I headed up Hwy 9 on another humid morning with temps in the low 60s. Lately we’ve been seeing humid days, a reminder of how good we have it in the Bay Area with low humidity.
At Skyline I headed down 9, riding through the the occasional hot pocket of air. I hadn’t ridden between Boulder Creek and Santa Cruz on 9 in quite some time, for good reason. There’s traffic and narrow shoulders. It’s really too bad because there isn’t an alternative.
Tannery and bike saddles
I passed the Tannery Arts Center just before the 9/Hwy 1 junction, which has a little cycling history. Before becoming an arts center, this was the site of the Salz Tannery. Back in the 1980s and up until the tannery closed in 2001, Avocet — famous for its bike saddles — purchased leather saddle covers from Salz. Another claim to fame: Ansel Adams photographed the tanning process here in 1954.

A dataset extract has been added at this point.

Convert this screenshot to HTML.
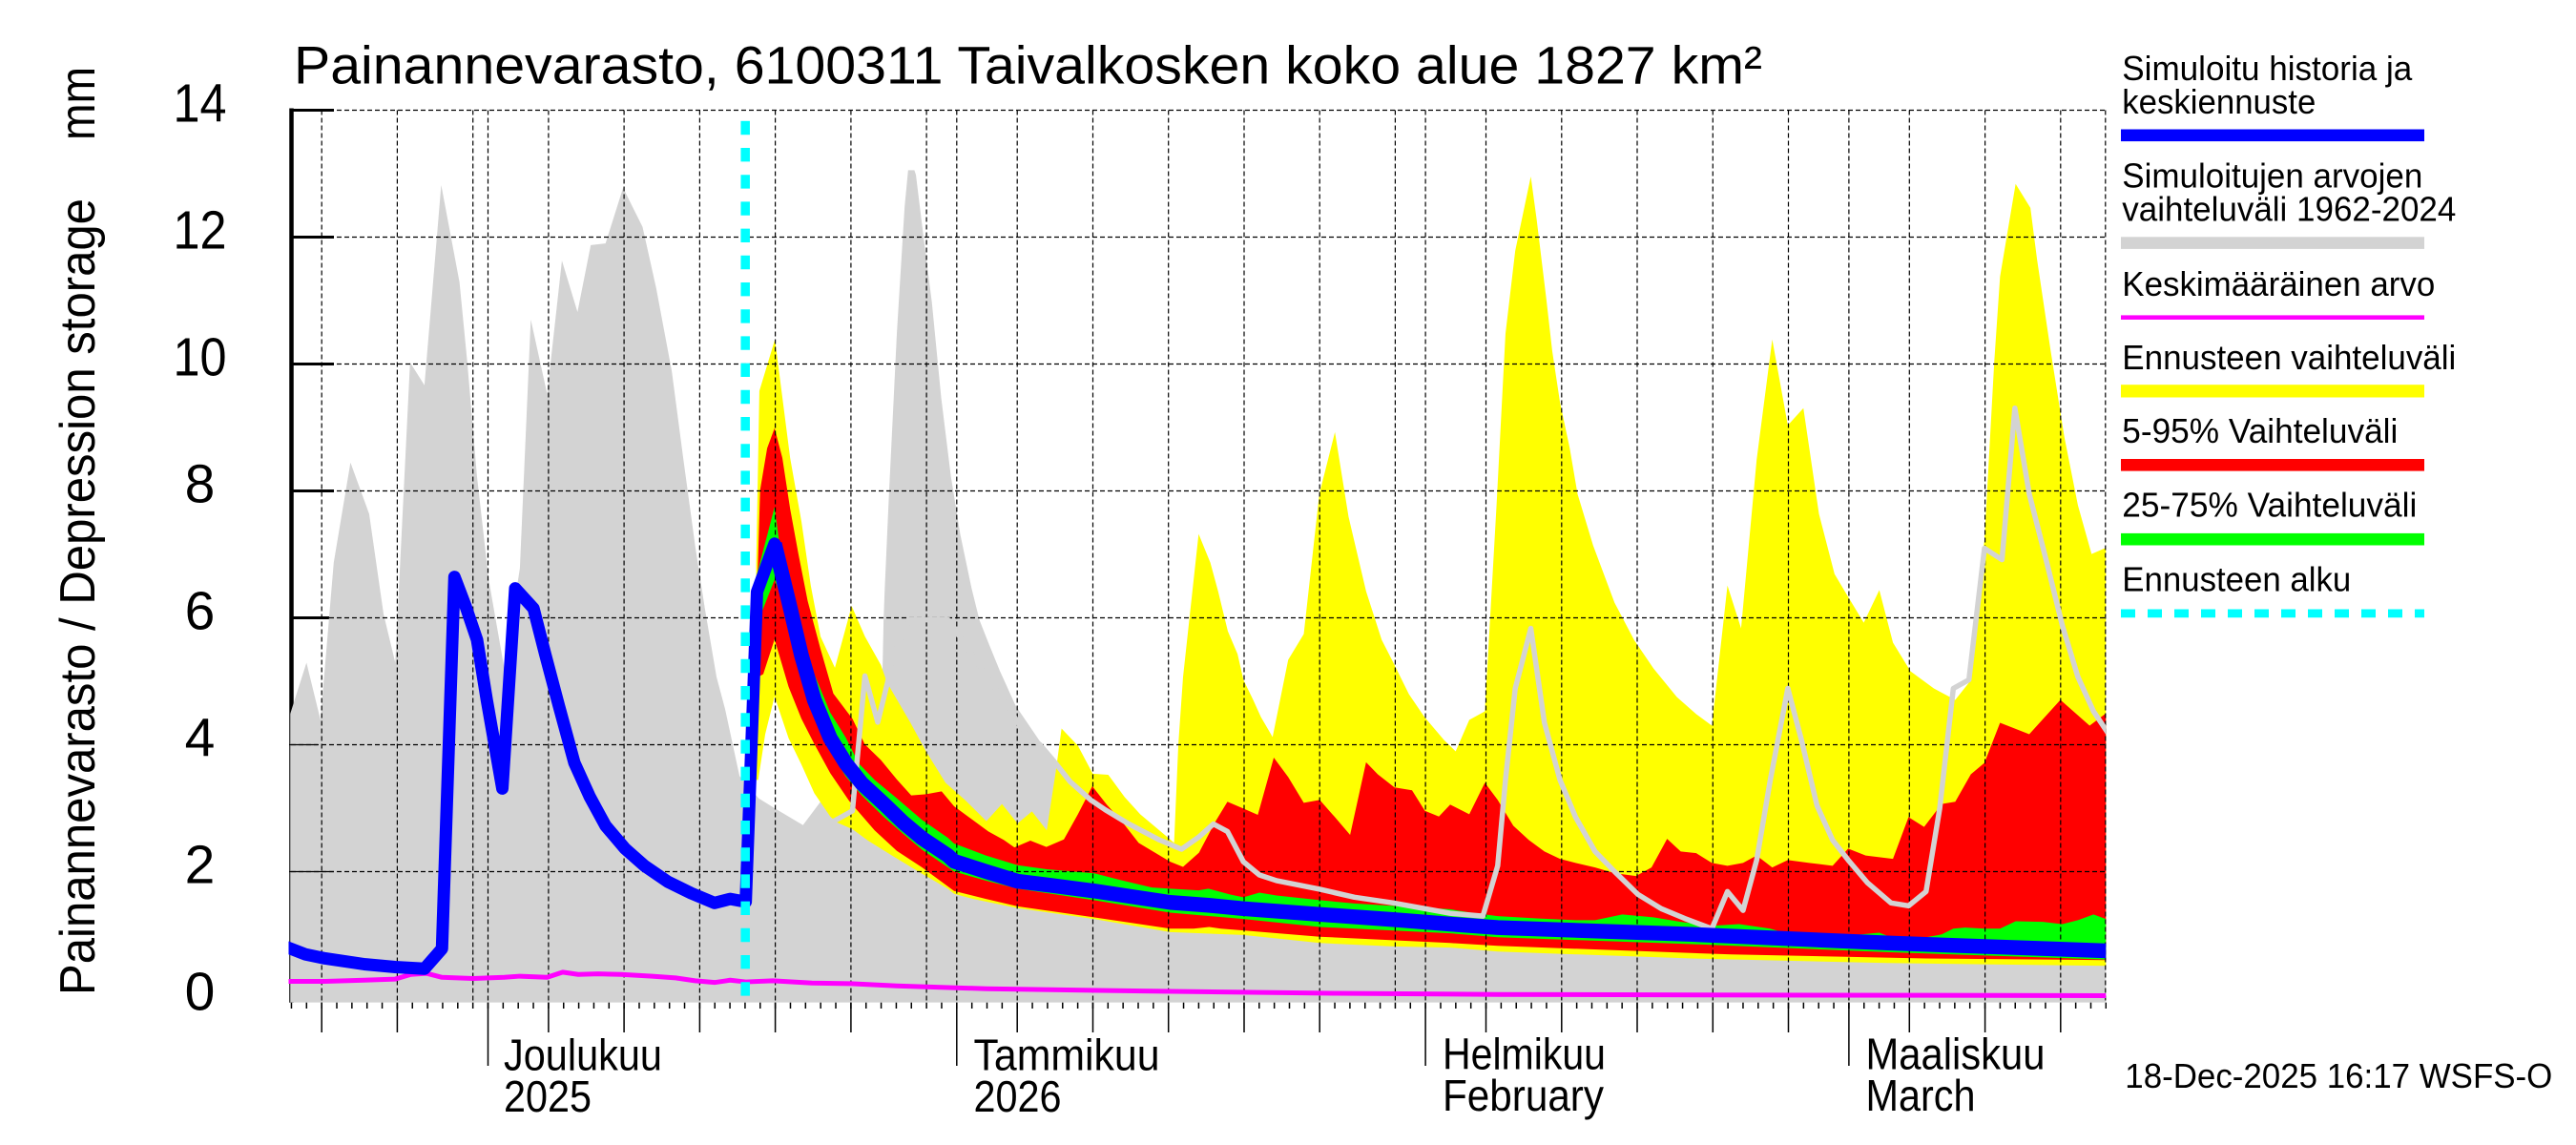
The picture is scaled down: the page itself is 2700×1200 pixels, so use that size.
<!DOCTYPE html>
<html><head><meta charset="utf-8"><style>
html,body{margin:0;padding:0;background:#fff;}
body{width:2700px;height:1200px;overflow:hidden;}
svg{display:block;font-family:"Liberation Sans",Arial,sans-serif;}
</style></head><body>
<svg width="2700" height="1200" viewBox="0 0 2700 1200" xmlns="http://www.w3.org/2000/svg">
<defs>
<clipPath id="pc"><rect x="304.2" y="100" width="1903.1" height="951"/></clipPath>
<clipPath id="lc"><rect x="302.5" y="100" width="1904.8" height="951"/></clipPath>
<pattern id="dt" patternUnits="userSpaceOnUse" x="510.75" y="0" width="15.849" height="10"><rect x="0" y="0" width="1.5" height="10" fill="#000"/></pattern>
</defs>
<rect x="0" y="0" width="2700" height="1200" fill="#fff"/>

<!-- left axis (drawn under fills) -->
<line x1="305.5" y1="113.5" x2="305.5" y2="1050.7" stroke="#000" stroke-width="4.5"/>
<path d="M305,115.5H350 M305,248.5H350 M305,381.5H350 M305,514.5H350 M305,647.5H350 M305,780.5H350 M305,913.5H350" stroke="#000" stroke-width="3" fill="none"/>

<g clip-path="url(#pc)">
<g transform="translate(300,110) scale(0.408163,0.599520)">
<path fill="#d3d3d3" d="M10,1569 L10,1065 52,975 88,1075 122,800 165,625 213,715 250,890 280,975 318,450 355,490 398,140 445,310 465,450 490,650 520,830 560,985 600,810 628,375 670,505 708,272 748,362 782,245 820,242 865,145 915,213 950,320 990,465 1020,620 1050,770 1075,880 1105,1000 1127,1056 1164,1173 1213,1212 1258,1231 1327,1259 1372,1218 1413,1248 1500,1150 1530,1030 1534,900 1537,845 1548,678 1560,512 1568,400 1588,178 1597,114 1613,114 1617,122 1637,233 1658,345 1682,512 1707,650 1731,751 1760,845 1780,900 1803,940 1833,990 1873,1050 1923,1100 1963,1140 2050,1230 2300,1390 2600,1420 3000,1440 3600,1450 4680,1460 4680,1569 Z"/>
<path fill="#ffff00" d="M1203,1180 L1207,800 1215,500 1255,410 1294,617 1323,728 1347,840 1372,929 1409,984 1452,876 1486,929 1527,979 1543,1010 1573,1045 1603,1080 1643,1130 1693,1185 1743,1215 1798,1252 1838,1222 1878,1256 1915,1235 1953,1268 1976,1166 1991,1090 2033,1120 2071,1169 2111,1171 2153,1210 2193,1240 2263,1280 2280,1290 2291,1117 2303,1000 2343,750 2373,800 2393,850 2418,920 2443,960 2458,1005 2483,1040 2503,1070 2533,1105 2573,970 2613,925 2653,680 2693,572 2728,720 2773,850 2813,935 2843,975 2883,1030 2923,1070 2973,1110 3003,1130 3038,1075 3078,1060 3108,700 3131,400 3156,255 3196,125 3211,200 3236,340 3251,430 3271,520 3296,600 3316,680 3356,770 3411,870 3461,935 3511,985 3571,1035 3621,1065 3661,1085 3701,840 3736,915 3776,620 3816,410 3856,560 3896,530 3936,715 3976,820 4011,860 4051,905 4091,848 4126,940 4171,990 4231,1020 4286,1040 4321,1010 4361,760 4386,450 4401,300 4441,138 4479,180 4496,270 4531,430 4566,580 4601,700 4636,785 4680,772 L4680,1505 4111,1500 3611,1492 3111,1480 2989,1473 2842,1471 2654,1465 2458,1451 2270,1446 2074,1423 1878,1404 1764,1388 1715,1379 1699,1370 1633,1344 1560,1314 1494,1286 1454,1266 1413,1254 1397,1244 1356,1203 1323,1153 1290,1107 1254,1034 1230,1100 1212,1180 Z"/>
<path fill="#ff0000" d="M1207,900 L1217,673 1235,600 1254,565 1274,617 1294,706 1315,784 1339,867 1372,951 1405,1029 1454,1073 1486,1118 1527,1145 1568,1179 1605,1207 1643,1205 1683,1200 1715,1226 1763,1250 1803,1270 1843,1285 1870,1298 1911,1286 1952,1297 1997,1284 2033,1240 2070,1191 2107,1223 2143,1250 2189,1290 2270,1323 2303,1332 2344,1307 2385,1254 2417,1218 2458,1230 2495,1241 2536,1141 2573,1175 2613,1220 2654,1215 2693,1245 2732,1276 2773,1149 2803,1170 2846,1193 2891,1198 2924,1234 2960,1244 2989,1223 3038,1240 3078,1185 3111,1215 3151,1260 3191,1285 3231,1305 3271,1318 3311,1325 3361,1333 3411,1343 3466,1348 3506,1333 3546,1283 3581,1305 3621,1308 3661,1325 3701,1330 3741,1325 3776,1312 3816,1333 3856,1320 3911,1325 3971,1330 4011,1300 4056,1312 4126,1318 4166,1245 4206,1262 4251,1222 4286,1218 4326,1170 4361,1150 4401,1080 4476,1100 4556,1040 4631,1085 4680,1060 L4680,1495 4211,1492 3711,1485 3111,1470 2989,1465 2654,1454 2458,1443 2400,1440 2370,1437 2330,1440 2270,1440 2074,1420 1878,1401 1797,1388 1715,1374 1633,1333 1568,1304 1511,1268 1446,1217 1397,1168 1356,1117 1323,1073 1290,1017 1254,934 1225,995 1212,1000 Z"/>
<path fill="#00ff00" d="M1209,820 L1254,703 1270,784 1290,851 1323,928 1356,995 1397,1062 1437,1106 1470,1151 1511,1180 1568,1212 1633,1250 1699,1281 1715,1291 1797,1312 1878,1329 1953,1336 2074,1343 2143,1355 2223,1368 2270,1370 2343,1373 2368,1370 2423,1380 2458,1385 2499,1377 2543,1382 2654,1390 2743,1396 2843,1400 2989,1406 3043,1412 3111,1418 3211,1422 3311,1425 3361,1425 3431,1415 3511,1420 3581,1428 3661,1435 3731,1432 3811,1440 3861,1450 4011,1452 4091,1447 4121,1455 4211,1455 4251,1450 4281,1440 4311,1438 4361,1440 4401,1440 4441,1427 4511,1428 4561,1432 4601,1425 4641,1415 4680,1425 L4680,1494 4111,1481 3611,1467 3111,1455 2989,1448 2654,1437 2458,1423 2270,1412 2074,1390 1878,1370 1797,1356 1715,1340 1633,1302 1584,1274 1535,1245 1478,1207 1437,1174 1397,1130 1356,1061 1323,983 1290,888 1254,830 1225,880 1212,900 Z"/>
</g>
</g>

<!-- grid -->
<g stroke="#000" stroke-width="1.2" stroke-dasharray="5,3" fill="none">
<path d="M305,115.5H2207.3 M305,248.5H2207.3 M305,381.5H2207.3 M305,514.5H2207.3 M305,647.5H2207.3 M305,780.5H2207.3 M305,913.5H2207.3"/>
<path d="M337.2,115.5V1050.7 M416.4,115.5V1050.7 M495.7,115.5V1050.7 M511.5,115.5V1050.7 M574.9,115.5V1050.7 M654.1,115.5V1050.7 M733.4,115.5V1050.7 M812.6,115.5V1050.7 M891.9,115.5V1050.7 M971.1,115.5V1050.7 M1002.8,115.5V1050.7 M1066.2,115.5V1050.7 M1145.5,115.5V1050.7 M1224.7,115.5V1050.7 M1304,115.5V1050.7 M1383.2,115.5V1050.7 M1462.4,115.5V1050.7 M1494.1,115.5V1050.7 M1557.5,115.5V1050.7 M1636.8,115.5V1050.7 M1716,115.5V1050.7 M1795.3,115.5V1050.7 M1874.5,115.5V1050.7 M1937.9,115.5V1050.7 M2001.3,115.5V1050.7 M2080.6,115.5V1050.7 M2159.8,115.5V1050.7 M2206.8,115.5V1050.7"/>
</g>
<path d="M303,780.5H333 M303,913.5H350" stroke="#000" stroke-width="1.3" fill="none"/>

<g clip-path="url(#lc)">
<g transform="translate(300,110) scale(0.408163,0.599520)" fill="none" stroke-linejoin="round">
<polyline vector-effect="non-scaling-stroke" stroke="#ff00ff" stroke-width="5" points="5,1532 100,1532 200,1530 280,1528 320,1520 360,1518 400,1525 480,1527 560,1525 600,1523 670,1525 710,1516 750,1520 800,1519 860,1520 940,1523 1000,1526 1050,1531 1100,1534 1140,1530 1180,1533 1250,1531 1350,1535 1450,1536 1568,1540 1800,1545 2200,1549 2700,1553 3111,1555 3800,1556 4680,1557"/>
<polyline vector-effect="non-scaling-stroke" stroke="#d3d3d3" stroke-width="5.5" points="1380,1260 1409,1251 1454,1234 1486,998 1519,1079 1544,1010 1560,960 1600,900 1700,900 1800,1000 1900,1100 1935,1118 1976,1151 2013,1183 2066,1215 2103,1232 2164,1257 2243,1285 2299,1301 2343,1280 2381,1257 2417,1270 2458,1323 2499,1346 2543,1356 2654,1371 2743,1385 2843,1395 2989,1413 3073,1418 3111,1330 3131,1180 3156,1020 3196,915 3231,1080 3271,1180 3311,1245 3361,1305 3411,1340 3471,1380 3531,1405 3591,1422 3661,1440 3701,1375 3741,1408 3776,1320 3811,1180 3856,1020 3891,1110 3931,1225 3971,1285 4011,1320 4061,1360 4121,1395 4166,1400 4211,1375 4246,1230 4281,1020 4321,1005 4361,775 4406,795 4439,530 4476,680 4521,800 4561,910 4601,1000 4641,1060 4685,1105"/>
<polyline vector-effect="non-scaling-stroke" stroke="#0000ff" stroke-width="13" points="0,1472 12,1475 50,1485 100,1492 200,1502 280,1507 355,1510 400,1475 432,825 460,875 490,935 515,1040 555,1195 588,845 635,880 665,960 700,1050 740,1150 780,1210 820,1260 870,1300 920,1330 980,1358 1040,1378 1100,1395 1140,1388 1180,1393 1209,851 1254,767 1290,867"/>
<polyline vector-effect="non-scaling-stroke" stroke="#0000ff" stroke-width="15.5" points="1254,767 1290,867 1323,962 1356,1040 1397,1107 1437,1151 1478,1186 1535,1222 1584,1254 1633,1282 1699,1312 1715,1322 1797,1340 1878,1357 1960,1364 2074,1374 2172,1384 2270,1394 2368,1399 2458,1405 2654,1415 2842,1424 2989,1432 3111,1438 3611,1450 4111,1465 4690,1479"/>
</g>
</g>

<!-- forecast start -->
<line x1="781.2" y1="126.8" x2="781.2" y2="1050.7" stroke="#00ffff" stroke-width="9.5" stroke-dasharray="14.4,13.8"/>

<!-- x ticks -->
<rect x="304" y="1050.7" width="1904" height="6.3" fill="url(#dt)"/>
<path stroke="#000" stroke-width="1.5" fill="none" d="M337.2,1050.7V1082 M416.4,1050.7V1082 M574.9,1050.7V1082 M654.1,1050.7V1082 M733.4,1050.7V1082 M812.6,1050.7V1082 M891.9,1050.7V1082 M1066.2,1050.7V1082 M1145.5,1050.7V1082 M1224.7,1050.7V1082 M1304,1050.7V1082 M1383.2,1050.7V1082 M1557.5,1050.7V1082 M1636.8,1050.7V1082 M1716,1050.7V1082 M1795.3,1050.7V1082 M1874.5,1050.7V1082 M2001.3,1050.7V1082 M2080.6,1050.7V1082 M2159.8,1050.7V1082 M511.5,1050.7V1117 M1002.8,1050.7V1117 M1494.1,1050.7V1117 M1937.9,1050.7V1117"/>

<!-- y labels -->
<g font-size="57" fill="#000" text-anchor="middle">
<text x="209.5" y="127.5" textLength="56" lengthAdjust="spacingAndGlyphs">14</text>
<text x="209.5" y="260.5" textLength="56" lengthAdjust="spacingAndGlyphs">12</text>
<text x="209.5" y="393.5" textLength="56" lengthAdjust="spacingAndGlyphs">10</text>
<text x="209.5" y="526.5">8</text>
<text x="209.5" y="659.5">6</text>
<text x="209.5" y="792.5">4</text>
<text x="209.5" y="925.5">2</text>
<text x="209.5" y="1058.5">0</text>
</g>

<!-- y title -->
<text transform="translate(99,1043) rotate(-90)" font-size="52" textLength="835" lengthAdjust="spacingAndGlyphs">Painannevarasto / Depression storage</text>
<text transform="translate(99,147) rotate(-90)" font-size="52" textLength="77" lengthAdjust="spacingAndGlyphs">mm</text>

<!-- title -->
<text x="308" y="87.3" font-size="56" textLength="1539" lengthAdjust="spacingAndGlyphs">Painannevarasto, 6100311 Taivalkosken koko alue 1827 km²</text>

<!-- month labels -->
<g font-size="46" fill="#000">
<text x="528" y="1121.7" textLength="166" lengthAdjust="spacingAndGlyphs">Joulukuu</text>
<text x="528" y="1165" textLength="92" lengthAdjust="spacingAndGlyphs">2025</text>
<text x="1020.5" y="1121.7" textLength="195" lengthAdjust="spacingAndGlyphs">Tammikuu</text>
<text x="1020.5" y="1165" textLength="92" lengthAdjust="spacingAndGlyphs">2026</text>
<text x="1512" y="1120.7" textLength="171" lengthAdjust="spacingAndGlyphs">Helmikuu</text>
<text x="1512" y="1164" textLength="169" lengthAdjust="spacingAndGlyphs">February</text>
<text x="1955.5" y="1120.7" textLength="188" lengthAdjust="spacingAndGlyphs">Maaliskuu</text>
<text x="1955.5" y="1164" textLength="115" lengthAdjust="spacingAndGlyphs">March</text>
</g>

<text x="2227.3" y="1140" font-size="36" textLength="448" lengthAdjust="spacingAndGlyphs">18-Dec-2025 16:17 WSFS-O</text>

<!-- legend -->
<g font-size="36" fill="#000">
<text x="2224.3" y="84.2" textLength="304" lengthAdjust="spacingAndGlyphs">Simuloitu historia ja</text>
<text x="2224.3" y="119.1" textLength="203" lengthAdjust="spacingAndGlyphs">keskiennuste</text>
<text x="2224.3" y="196.5" textLength="315" lengthAdjust="spacingAndGlyphs">Simuloitujen arvojen</text>
<text x="2224.3" y="231.5" textLength="350" lengthAdjust="spacingAndGlyphs">vaihteluväli 1962-2024</text>
<text x="2224.3" y="310.2" textLength="328" lengthAdjust="spacingAndGlyphs">Keskimääräinen arvo</text>
<text x="2224.3" y="387.2" textLength="350" lengthAdjust="spacingAndGlyphs">Ennusteen vaihteluväli</text>
<text x="2224.3" y="464.2" textLength="289" lengthAdjust="spacingAndGlyphs">5-95% Vaihteluväli</text>
<text x="2224.3" y="541.7" textLength="309" lengthAdjust="spacingAndGlyphs">25-75% Vaihteluväli</text>
<text x="2224.3" y="619.5" textLength="240" lengthAdjust="spacingAndGlyphs">Ennusteen alku</text>
</g>
<rect x="2223" y="135.5" width="318" height="12.6" fill="#0000ff"/>
<rect x="2223" y="248.3" width="318" height="12.6" fill="#d3d3d3"/>
<rect x="2223" y="330.4" width="318" height="4.6" fill="#ff00ff"/>
<rect x="2223" y="403.2" width="318" height="13.3" fill="#ffff00"/>
<rect x="2223" y="481" width="318" height="12.6" fill="#ff0000"/>
<rect x="2223" y="558.9" width="318" height="12.6" fill="#00ff00"/>
<line x1="2223" y1="642.9" x2="2541" y2="642.9" stroke="#00ffff" stroke-width="8.8" stroke-dasharray="15,13"/>
</svg>
</body></html>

Santa Cruz was world-renowed for leather tanning from the 1860s onward. It had a ready supply of tan oak, which has tannin, a vital ingredient in the tanning process.
I headed north on Hwy 1 into a gentle breeze and took note of the absence of fog, although thin clouds blocked the sun part-way on the 10-mile ride to Bonny Doon Road.
Another reason I haven’t pursued the 100-mile route is Bonny Doon. It’s a steep grind for a couple miles, although it eases up and becomes more civil at the Bonny Doon winery. You can go left, staying on Bonny Doon, but most riders continue straight on Pine Flat Road.
Correctional camp and summit
After 7.5 miles I reached Empire Grade (2,100 feet) and turned left with the Alba Road descent in mind. There’s more climbing to 2,530 feet at the Ben Lemond Conservation Camp, actually a correctional institution of sorts. Low-risk offenders are trained in fire fighting and do community service in the area, such as trail building.
I passed up Alba Road, which is one of those climbs you don’t want to miss — once. It’s unrelentingly steep from Ben Lomond to Empire Grade, about 3.5 miles. I needed more miles, so on to Jamison Creek Road.
Empire Grade dead-ends about a mile farther on, but not really. It’s the site of the Lockheed Martin Santa Cruz Facility. Back in the 1970s-80s Jobst Brandt rode through here and on down a dirt road to Swanton Road. The guards didn’t take kindly to Jobst, but he always managed to talk his way through. I’m told they no longer test rockets, but have moved on to munitions. I don’t doubt they have a few space aliens stashed away as well.
But I digress. I headed down Jamison Creek Road — another lung-buster of a climb — that takes you to Big Basin Highway where you can turn right and ride downhill to Boulder Creek in a few miles.
From there it was all uphill on Hwy 9. Fortunately our funky weather didn’t turn out to be so hot, only in the mid 70s. Mileage came to 101. That’s close enough for government work.